Without slavery, however, the survey maps of the General Land Office would have remained a sort of science-fiction plan for a society that could never happen. Between 1820 and 1860 more than a million enslaved people were transported from the upper to the lower South, the vast majority by the venture-capitalist slave traders the slaves called “soul drivers.” The first wave cleared the region for cultivation. “Forests were literally dragged out by the roots,” the former slave John Parker remembered in “His Promised Land.” Those who followed planted the fields in cotton, which they then protected, picked, packed and shipped — from “sunup to sundown” every day for the rest of their lives.
Eighty-five percent of the cotton Southern slaves picked was shipped to Britain. The mills that have come to symbolize the Industrial Revolution and the slave-tilled fields of the South were mutually dependent. Every year, British merchant banks advanced millions of pounds to American planters in anticipation of the sale of the cotton crop. Planters then traded credit in pounds for the goods they needed to get through the year, many of them produced in the North. “From the rattle with which the nurse tickles the ear of the child born in the South, to the shroud that covers the cold form of the dead, everything comes to us from the North,” said one Southerner.

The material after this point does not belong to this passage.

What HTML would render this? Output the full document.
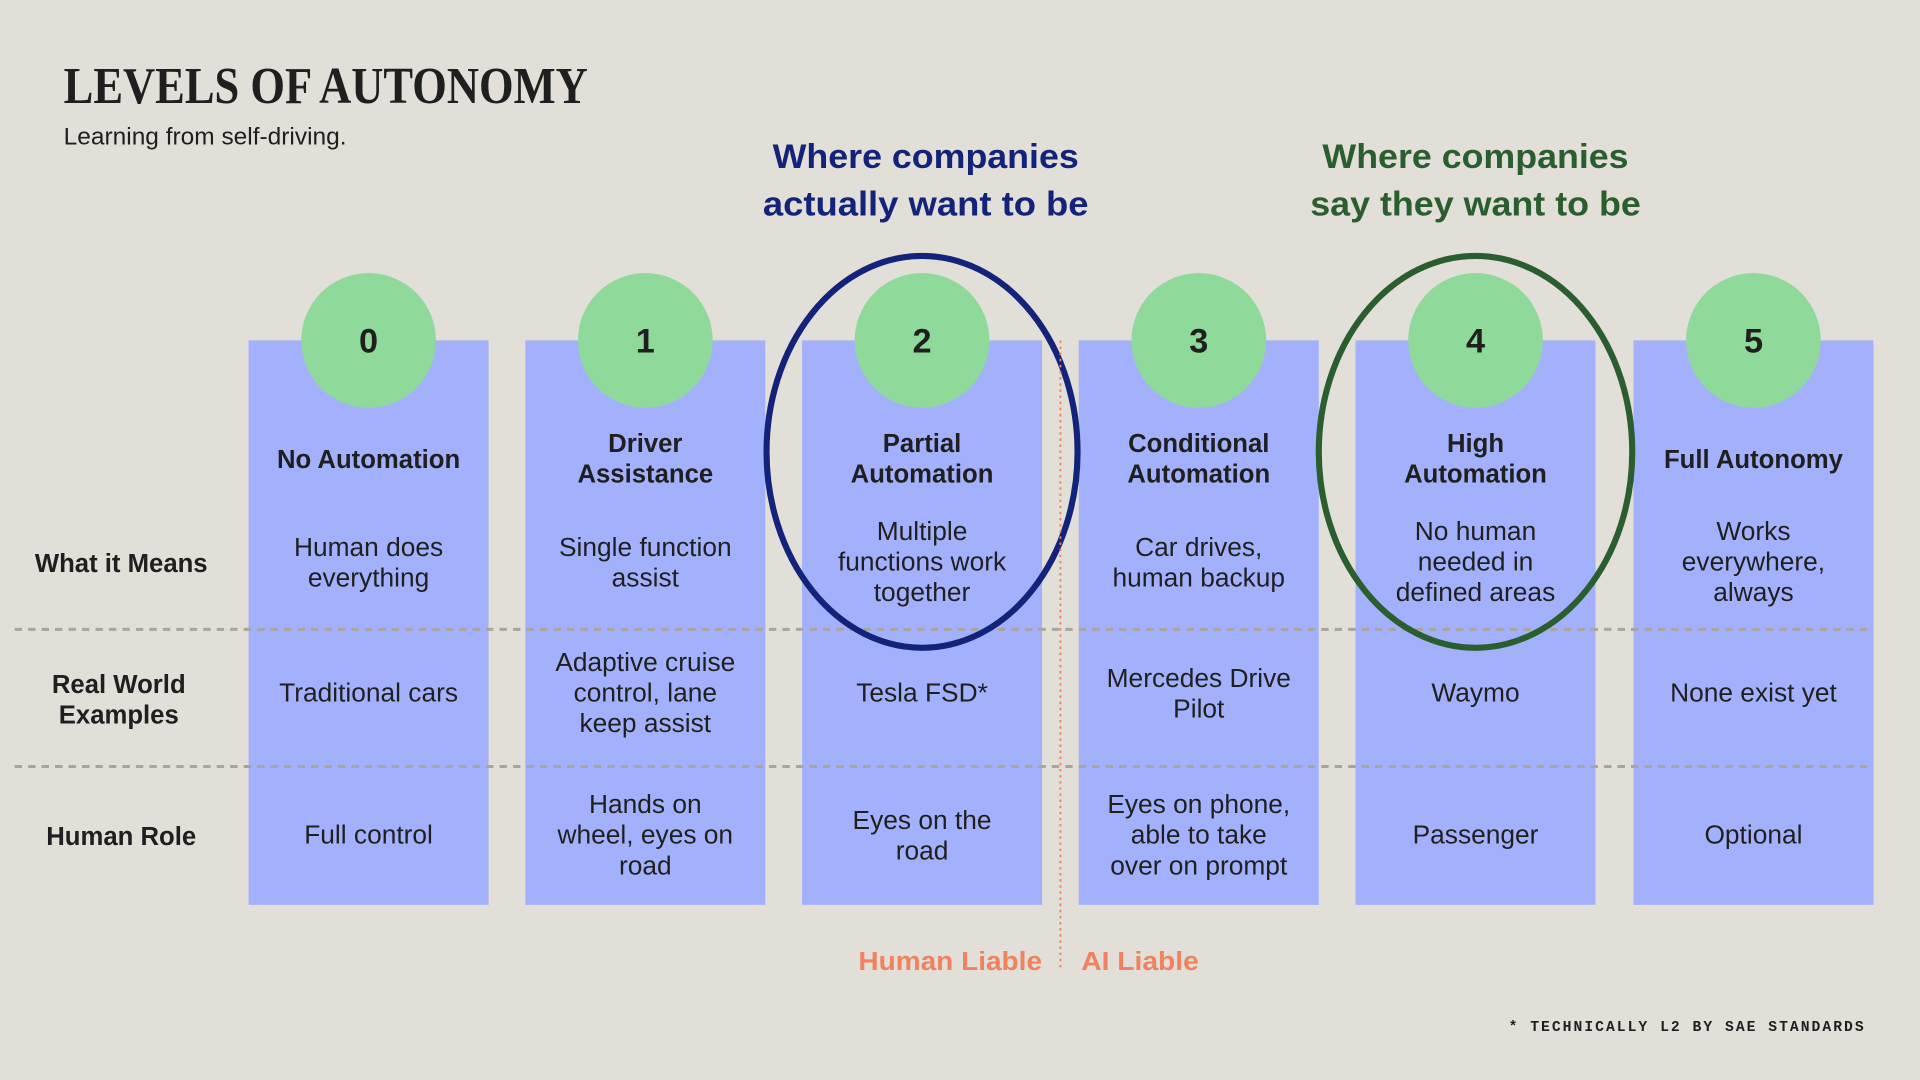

As slaveholders supplied themselves (and, much more meanly, their slaves) with Northern goods, the credit originally advanced against cotton made its way north, into the hands of New York and New England merchants who used it to purchase British goods. Thus were Indian land, African-American labor, Atlantic finance and British industry synthesized into racial domination, profit and economic development on a national and a global scale.
When the cotton crop came in short and sales failed to meet advanced payments, planters found themselves indebted to merchants and bankers. Slaves were sold to make up the difference. The mobility and salability of slaves meant they functioned as the primary form of collateral in the credit-and-cotton economy of the 19th century.

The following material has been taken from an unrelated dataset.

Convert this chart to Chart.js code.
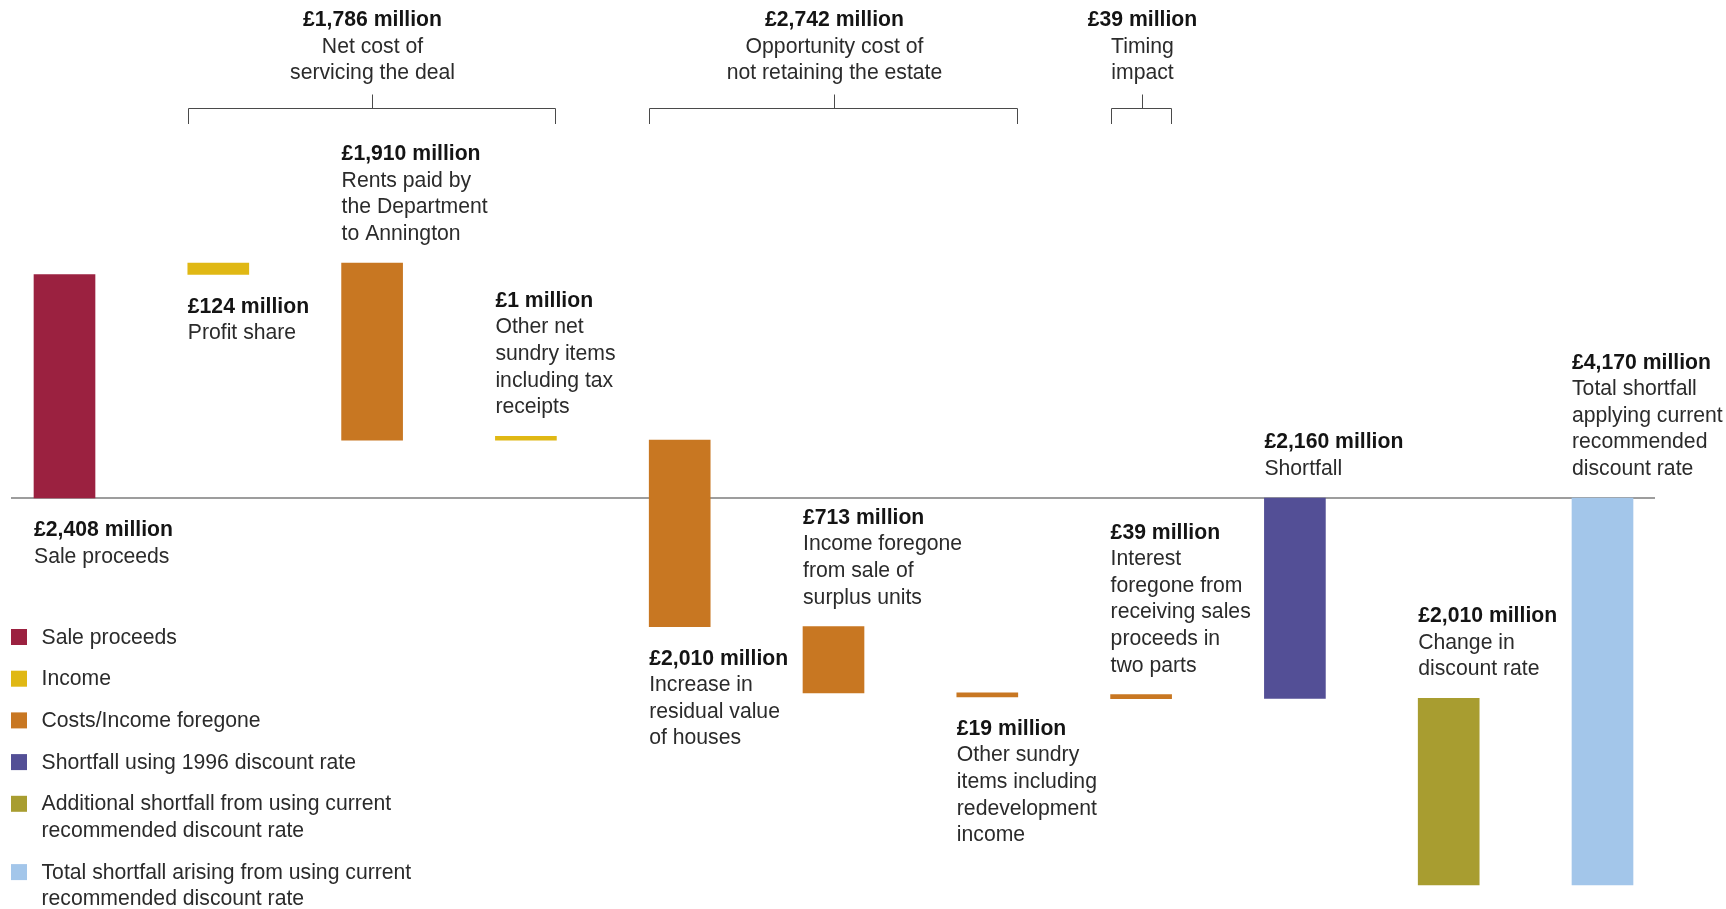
<!DOCTYPE html>
<html>
<head>
<meta charset="utf-8">
<title>Sale proceeds and shortfall</title>
<script src="https://cdn.jsdelivr.net/npm/chart.js@4"></script>
<style>
  body { margin: 0; background: #fff; }
  #wrap { position: relative; width: 1726px; height: 909px; }
</style>
</head>
<body>
<div id="wrap"><canvas id="shortfallChart"></canvas></div>
<script>
// All values in £ million
const steps = ['Sale proceeds', 'Profit share', 'Rents paid', 'Other net sundry items', 'Residual value',
  'Surplus units', 'Other sundry items', 'Interest foregone', 'Shortfall', 'Change in discount rate', 'Total shortfall'];
const amounts = [2408, 124, 1910, 1, 2010, 713, 19, 39, 2160, 2010, 4170];
// how each step moves the running total
const moves = ['start', 'up', 'down', 'up', 'down', 'down', 'down', 'down', 'total', 'down', 'total'];
const kinds = ['sale', 'income', 'cost', 'income', 'cost', 'cost', 'cost', 'cost', 'shortfall', 'extra', 'total'];
const descriptions = [
  ['Sale proceeds'],
  ['Profit share'],
  ['Rents paid by', 'the Department', 'to Annington'],
  ['Other net', 'sundry items', 'including tax', 'receipts'],
  ['Increase in', 'residual value', 'of houses'],
  ['Income foregone', 'from sale of', 'surplus units'],
  ['Other sundry', 'items including', 'redevelopment', 'income'],
  ['Interest', 'foregone from', 'receiving sales', 'proceeds in', 'two parts'],
  ['Shortfall'],
  ['Change in', 'discount rate'],
  ['Total shortfall', 'applying current', 'recommended', 'discount rate']
];

// bracketed groups of steps
const groupTotals = [1786, 2742, 39];
const groupNames = [['Net cost of', 'servicing the deal'], ['Opportunity cost of', 'not retaining the estate'], ['Timing', 'impact']];
const groupFirst = [1, 4, 7];
const groupLast = [3, 6, 7];

const legendKinds = ['sale', 'income', 'cost', 'shortfall', 'extra', 'total'];
const legendLabels = [
  ['Sale proceeds'],
  ['Income'],
  ['Costs/Income foregone'],
  ['Shortfall using 1996 discount rate'],
  ['Additional shortfall from using current', 'recommended discount rate'],
  ['Total shortfall arising from using current', 'recommended discount rate']
];

const colours = {
  sale: '#9b2140',
  income: '#e0b814',
  cost: '#c87722',
  shortfall: '#534f96',
  extra: '#a89d30',
  total: '#a3c6ea'
};

// which side of its bar each label sits on
const labelSide = ['below', 'below', 'above', 'above', 'below', 'above', 'below', 'above', 'above', 'above', 'above'];

// waterfall: turn step amounts into floating [from, to] bars
let running = 0;
const ranges = amounts.map((v, i) => {
  let r;
  if (moves[i] === 'start') { r = [0, v]; running = v; }
  else if (moves[i] === 'up') { r = [running, running + v]; running += v; }
  else if (moves[i] === 'down') { r = [running, running - v]; running -= v; }
  else { r = [0, -v]; running = -v; }
  return r;
});

const money = v => '£' + v.toLocaleString('en-GB') + ' million';

const FONT = '"Liberation Sans", Arial, sans-serif';
const BOLD = 'bold 21.2px ' + FONT;
const REG = '21.2px ' + FONT;
const LH = 26.6;

function textLines(ctx, lines, x, y, align) {
  ctx.textAlign = align || 'left';
  ctx.textBaseline = 'alphabetic';
  lines.forEach((t, j) => {
    ctx.font = j === 0 ? BOLD : REG;
    ctx.fillStyle = j === 0 ? '#141414' : '#2b2b2b';
    ctx.fillText(t, x, y + j * LH);
  });
}

const annotate = {
  id: 'annotate',
  beforeDatasetsDraw(chart) {
    const ctx = chart.ctx;
    const bars = chart.getDatasetMeta(0).data;
    const y0 = Math.round(chart.scales.y.getPixelForValue(0));
    const first = bars[0], last = bars[bars.length - 1];
    ctx.save();
    ctx.strokeStyle = '#7d7d7d';
    ctx.lineWidth = 1.6;
    ctx.beginPath();
    ctx.moveTo(first.x - first.width / 2 - 23, y0);
    ctx.lineTo(last.x + last.width / 2 + 22, y0);
    ctx.stroke();
    ctx.restore();
  },
  afterDatasetsDraw(chart) {
    const ctx = chart.ctx;
    const bars = chart.getDatasetMeta(0).data;
    ctx.save();

    // value + description next to each bar
    bars.forEach((el, i) => {
      const left = el.x - el.width / 2;
      const top = Math.min(el.y, el.base);
      const bottom = Math.max(el.y, el.base);
      const lines = [money(amounts[i])].concat(descriptions[i]);
      const y = labelSide[i] === 'above' ? top - 23 - (lines.length - 1) * LH : bottom + 38;
      textLines(ctx, lines, left, y);
    });

    // brackets over the grouped steps
    const by = 108.5;
    ctx.strokeStyle = '#4a4a4a';
    ctx.lineWidth = 1;
    groupTotals.forEach((total, g) => {
      const a = bars[groupFirst[g]], b = bars[groupLast[g]];
      const l = Math.round(a.x - a.width / 2) + 0.5;
      const r = Math.round(b.x + b.width / 2) - 0.5;
      const m = Math.round((l + r) / 2) + 0.5;
      ctx.beginPath();
      ctx.moveTo(l, by + 15.5);
      ctx.lineTo(l, by);
      ctx.lineTo(r, by);
      ctx.lineTo(r, by + 15.5);
      ctx.moveTo(m, by);
      ctx.lineTo(m, by - 14);
      ctx.stroke();
      textLines(ctx, [money(total)].concat(groupNames[g]), m, 26, 'center');
    });

    // legend, bottom left
    let ly = 629;
    legendKinds.forEach((k, i) => {
      ctx.fillStyle = colours[k];
      ctx.fillRect(11, ly, 16, 16);
      ctx.font = REG;
      ctx.fillStyle = '#2b2b2b';
      ctx.textAlign = 'left';
      legendLabels[i].forEach((t, j) => ctx.fillText(t, 41.5, ly + 14.5 + j * LH));
      ly += 41.7 + (legendLabels[i].length - 1) * LH;
    });
    ctx.restore();
  }
};

new Chart(document.getElementById('shortfallChart'), {
  type: 'bar',
  data: {
    labels: steps,
    datasets: [{
      data: ranges,
      backgroundColor: kinds.map(k => colours[k]),
      barThickness: 61,
      minBarLength: 4,
      clip: false
    }]
  },
  options: {
    responsive: true,
    maintainAspectRatio: false,
    animation: false,
    events: [],
    layout: { padding: { left: 64.5, right: 123.5, top: 0, bottom: 0 } },
    plugins: {
      legend: { display: false },
      tooltip: { enabled: false }
    },
    scales: {
      x: { display: false, offset: false, grid: { display: false } },
      y: { display: false, min: -4429, max: 5366 }
    }
  },
  plugins: [annotate]
});
</script>
</body>
</html>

It is not simply that the labor of enslaved people underwrote 19th-century capitalism. Enslaved people were the capital: four million people worth at least $3 billion in 1860, which was more than all the capital invested in railroads and factories in the United States combined. Seen in this light, the conventional distinction between slavery and capitalism fades into meaninglessness.
We are accustomed to reckoning the legacy of slavery in the United States in terms of black disadvantage. The centrality of slavery to the nation’s economic development, however, suggests that any calculation of the nation’s unpaid debt for slavery must include a measure of the wealth it produced, of advantage as well as disadvantage. The United States, as W. E. B. Du Bois wrote, was “built upon a groan.”